Trump's modernization of the U.S. military provided much stability and attention from our competitors. We are in a better position today because of such modernization. Biden was not elected to cut the defense budget.

Trump successfully called out NATO allies for not meeting their agreed financial commitments to the alliance and got them to pay more. Biden can now capitalize on such increased expenditures and demand more cooperation in opposing Russia's Nord Stream program and confronting Putin's hybrid warfare directed against Russia's neighbors (including NATO members), eager to escape Russian influence. Democrats claimed Trump was sympathetic to Putin; Biden is positioned now to govern differently toward Putin and elicit stronger NATO cooperation in confronting Putinism.

Trump turned the country's attention to Chinese unfair trade practices, intellectual property theft, and manipulation of the WHO. Biden can now add traditional American values and concerns over Chinese human rights abuses, openness, authoritarianism, adherence to international institutions and intellectual property law, and develop a bipartisan strategy to contain Chinese expansionism and predatory commercialization.

Tailored environmental policies could aid U.S. businesses and isolate China's horrendous environment policies and predatory commercial practices while serving Biden's new national security priority of addressing Chinese authoritarianism. Biden is now positioned to sign the Paris Climate Accord if China does the same as well as advance -- and sell -- more serious clean energy solutions, such as next-generation, advanced (and safer), American solid-fuel nuclear systems.

Only Nixon could go to China. Only Trump could bludgeon NATO allies to pay more for their security, turn the country away from endless wars so quickly, and flip U.S. China policy 180 degrees. Only Biden can advance nuclear modernization in an era of fiscal hardship; leverage a stronger NATO to confront Putinism; end (not slow) the Iranian nuclear program; build a consensus to address Chinese anti-liberalism; challenge tech companies to do for Latin America what they did for communist China; and advance economic and social justice by advancing free-enterprise, liberal democratic, rule-of-law governance worldwide.

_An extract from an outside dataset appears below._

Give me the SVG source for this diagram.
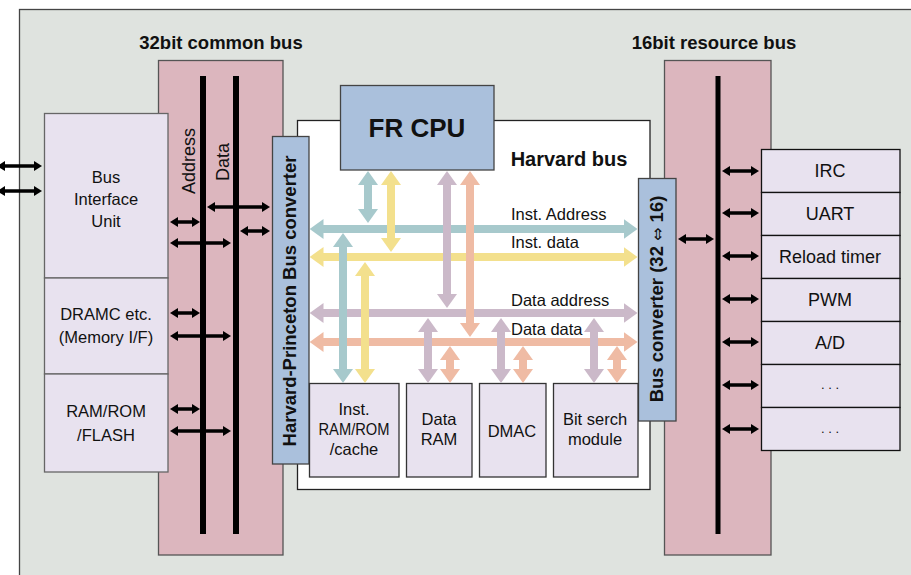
<svg xmlns="http://www.w3.org/2000/svg" width="911" height="575" viewBox="0 0 911 575">
<style>
text{font-family:"Liberation Sans",Arial,sans-serif;fill:#111;text-anchor:middle}
.b{font-weight:bold}
.r{font-size:16.5px}
.p{font-size:18px}
.lbl{font-size:18.5px;font-weight:bold}
.box{fill:#e8e2ef;stroke:#666;stroke-width:1.3}
.pbox{fill:#e8e2ef;stroke:#111;stroke-width:1.3}
.mbox{fill:#e8e2ef;stroke:#333;stroke-width:1.3}
.pink{fill:#dcb6be;stroke:#555;stroke-width:1.3}
.blue{fill:#aac0dc;stroke:#444;stroke-width:1.3}
.busline{stroke:#000;fill:none}
.k{stroke:#000;stroke-width:3.5;fill:none;marker-start:url(#mk);marker-end:url(#mk)}
.t{stroke:#a7c9cc;stroke-width:8;fill:none;marker-start:url(#mt);marker-end:url(#mt)}
.y{stroke:#f3e08d;stroke-width:8;fill:none;marker-start:url(#my);marker-end:url(#my)}
.l{stroke:#cbb9c9;stroke-width:8;fill:none;marker-start:url(#ml);marker-end:url(#ml)}
.s{stroke:#efbba4;stroke-width:8;fill:none;marker-start:url(#ms);marker-end:url(#ms)}
</style>
<defs>
<marker id="mk" markerUnits="userSpaceOnUse" viewBox="0 0 8 10" refX="1" refY="5" markerWidth="8" markerHeight="10" orient="auto-start-reverse"><path d="M0,0 L8,5 L0,10 z" fill="#000"/></marker>
<marker id="mt" markerUnits="userSpaceOnUse" viewBox="0 0 14 20" refX="1" refY="10" markerWidth="14" markerHeight="20" orient="auto-start-reverse"><path d="M0,0 L14,10 L0,20 z" fill="#a7c9cc"/></marker>
<marker id="my" markerUnits="userSpaceOnUse" viewBox="0 0 14 20" refX="1" refY="10" markerWidth="14" markerHeight="20" orient="auto-start-reverse"><path d="M0,0 L14,10 L0,20 z" fill="#f3e08d"/></marker>
<marker id="ml" markerUnits="userSpaceOnUse" viewBox="0 0 14 20" refX="1" refY="10" markerWidth="14" markerHeight="20" orient="auto-start-reverse"><path d="M0,0 L14,10 L0,20 z" fill="#cbb9c9"/></marker>
<marker id="ms" markerUnits="userSpaceOnUse" viewBox="0 0 14 20" refX="1" refY="10" markerWidth="14" markerHeight="20" orient="auto-start-reverse"><path d="M0,0 L14,10 L0,20 z" fill="#efbba4"/></marker>
</defs>
<rect x="0" y="0" width="911" height="575" fill="#fff"/>
<rect id="panel" x="19.5" y="9.5" width="910" height="600" fill="#dfe3df" stroke="#444" stroke-width="1.3"/>

<g id="common-bus">
<text class="lbl" x="221" y="49">32bit common bus</text>
<rect class="pink" x="158.5" y="60.5" width="124.5" height="494.5"/>
<line class="busline" x1="203" y1="76" x2="203" y2="534" stroke-width="6"/>
<line class="busline" x1="236" y1="76" x2="236" y2="534" stroke-width="6"/>
<text class="p" transform="translate(195,161) rotate(-90)">Address</text>
<text class="p" transform="translate(229,162) rotate(-90)">Data</text>
</g>

<g id="resource-bus">
<text class="lbl" x="714" y="49">16bit resource bus</text>
<rect class="pink" x="664.5" y="60.5" width="106.5" height="494.5"/>
<line class="busline" x1="718" y1="76" x2="718" y2="534" stroke-width="5"/>
</g>

<g id="bus-interface-unit">
<rect class="box" x="44.5" y="113.5" width="123.5" height="164.5"/>
<text class="r" x="106" y="183">Bus</text>
<text class="r" x="106" y="205">Interface</text>
<text class="r" x="106" y="227">Unit</text>
</g>
<g id="dramc">
<rect class="box" x="44.5" y="278" width="123.5" height="96"/>
<text class="r" x="106" y="320">DRAMC etc.</text>
<text class="r" x="106" y="343">(Memory I/F)</text>
</g>
<g id="ram-rom-flash">
<rect class="box" x="44.5" y="374" width="123.5" height="98"/>
<text class="r" x="106" y="417">RAM/ROM</text>
<text class="r" x="106" y="441">/FLASH</text>
</g>

<g id="harvard-panel">
<rect x="297.5" y="120.5" width="352.5" height="369" fill="#fff" stroke="#222" stroke-width="1.3"/>
<text class="b" x="569" y="166" style="font-size:20px">Harvard bus</text>
</g>

<g id="fr-cpu">
<rect class="blue" x="340.5" y="85.5" width="153.5" height="84.5"/>
<text class="b" x="417" y="137" style="font-size:26px">FR CPU</text>
</g>

<g id="hp-converter">
<rect class="blue" x="272.5" y="136.5" width="36.5" height="327.5"/>
<text class="lbl" transform="translate(296,301) rotate(-90)">Harvard-Princeton Bus converter</text>
</g>

<g id="bus-converter">
<rect class="blue" x="638.5" y="178.5" width="37.5" height="242.5"/>
<text class="lbl" transform="translate(663,299) rotate(-90)">Bus converter (32 <tspan style="font-family:'DejaVu Sans',sans-serif;font-weight:normal;font-size:16px">⇔</tspan> 16)</text>
</g>

<g id="inst-ram">
<rect class="mbox" x="309.5" y="383.5" width="89.5" height="93.5"/>
<text class="r" x="354" y="415">Inst.</text>
<text class="r" x="354" y="435" textLength="71" lengthAdjust="spacingAndGlyphs">RAM/ROM</text>
<text class="r" x="354" y="455">/cache</text>
</g>
<g id="data-ram">
<rect class="mbox" x="406.5" y="383.5" width="65.5" height="93.5"/>
<text class="r" x="439" y="425">Data</text>
<text class="r" x="439" y="445">RAM</text>
</g>
<g id="dmac">
<rect class="mbox" x="479.5" y="383.5" width="66.5" height="93.5"/>
<text class="r" x="512" y="437">DMAC</text>
</g>
<g id="bit-search">
<rect class="mbox" x="553.5" y="383.5" width="84.5" height="93.5"/>
<text class="r" x="595" y="425">Bit serch</text>
<text class="r" x="595" y="445">module</text>
</g>

<g id="irc"><rect class="pbox" x="761.5" y="149.5" width="138.5" height="43"/><text class="p" x="830" y="177">IRC</text></g>
<g id="uart"><rect class="pbox" x="761.5" y="192.5" width="138.5" height="43"/><text class="p" x="830" y="220">UART</text></g>
<g id="reload-timer"><rect class="pbox" x="761.5" y="235.5" width="138.5" height="43"/><text class="p" x="830" y="263">Reload timer</text></g>
<g id="pwm"><rect class="pbox" x="761.5" y="278.5" width="138.5" height="43"/><text class="p" x="830" y="306">PWM</text></g>
<g id="ad"><rect class="pbox" x="761.5" y="321.5" width="138.5" height="43"/><text class="p" x="830" y="349">A/D</text></g>
<g id="etc1"><rect class="pbox" x="761.5" y="364.5" width="138.5" height="43"/><text class="p" x="830" y="389" style="font-size:13px">. . .</text></g>
<g id="etc2"><rect class="pbox" x="761.5" y="407.5" width="138.5" height="43"/><text class="p" x="830" y="433" style="font-size:13px">. . .</text></g>

<g id="connectors">
<line class="k" x1="4" y1="166" x2="35" y2="166"/>
<line class="k" x1="4" y1="191" x2="35" y2="191"/>
<line class="k" x1="214" y1="207" x2="263" y2="207"/>
<line class="k" x1="247" y1="231" x2="263" y2="231"/>
<line class="k" x1="177" y1="222" x2="193" y2="222"/>
<line class="k" x1="177" y1="243" x2="224" y2="243"/>
<line class="k" x1="177" y1="313" x2="193" y2="313"/>
<line class="k" x1="177" y1="336" x2="224" y2="336"/>
<line class="k" x1="177" y1="409" x2="193" y2="409"/>
<line class="k" x1="177" y1="431" x2="224" y2="431"/>
<line class="k" x1="685" y1="239" x2="707" y2="239"/>
<line class="k" x1="729" y1="171" x2="752" y2="171"/>
<line class="k" x1="729" y1="213" x2="752" y2="213"/>
<line class="k" x1="729" y1="256" x2="752" y2="256"/>
<line class="k" x1="729" y1="299" x2="752" y2="299"/>
<line class="k" x1="729" y1="342" x2="752" y2="342"/>
<line class="k" x1="729" y1="385" x2="752" y2="385"/>
<line class="k" x1="729" y1="429" x2="752" y2="429"/>

<line class="t" x1="322.5" y1="229" x2="624.5" y2="229"/>
<line class="y" x1="322.5" y1="257" x2="624.5" y2="257"/>
<line class="l" x1="322.5" y1="313" x2="624.5" y2="313"/>
<line class="s" x1="322.5" y1="342" x2="624.5" y2="342"/>

<line class="t" x1="368" y1="184" x2="368" y2="210"/>
<line class="y" x1="391" y1="184" x2="391" y2="239"/>
<line class="l" x1="447" y1="184" x2="447" y2="295"/>
<line class="s" x1="470" y1="184" x2="470" y2="324"/>

<line class="t" x1="343" y1="246" x2="343" y2="370"/>
<line class="y" x1="365" y1="275" x2="365" y2="370"/>
<line class="l" x1="428" y1="331" x2="428" y2="370"/>
<line class="s" x1="450" y1="359" x2="450" y2="370"/>
<line class="l" x1="501" y1="331" x2="501" y2="370"/>
<line class="s" x1="523" y1="359" x2="523" y2="370"/>
<line class="l" x1="594" y1="331" x2="594" y2="370"/>
<line class="s" x1="617" y1="359" x2="617" y2="370"/>

<text class="r" x="511" y="220" style="text-anchor:start">Inst. Address</text>
<text class="r" x="511" y="248" style="text-anchor:start">Inst. data</text>
<text class="r" x="511" y="306" style="text-anchor:start">Data address</text>
<text class="r" x="511" y="335" style="text-anchor:start">Data data</text>
</g>
</svg>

Republican foreign policies proved unequivocally superior to democrat policies. The election was about COVID fears and the President as communicator; it most certainly was not a rejection of Trump's economic growth or foreign policy success. When democrats move away from republican foreign policy success in a childish knee jerk response to do the opposite of whatever Trump did, republicans learn that democrats continue to be unserious with foreign affairs and disinterested in unity.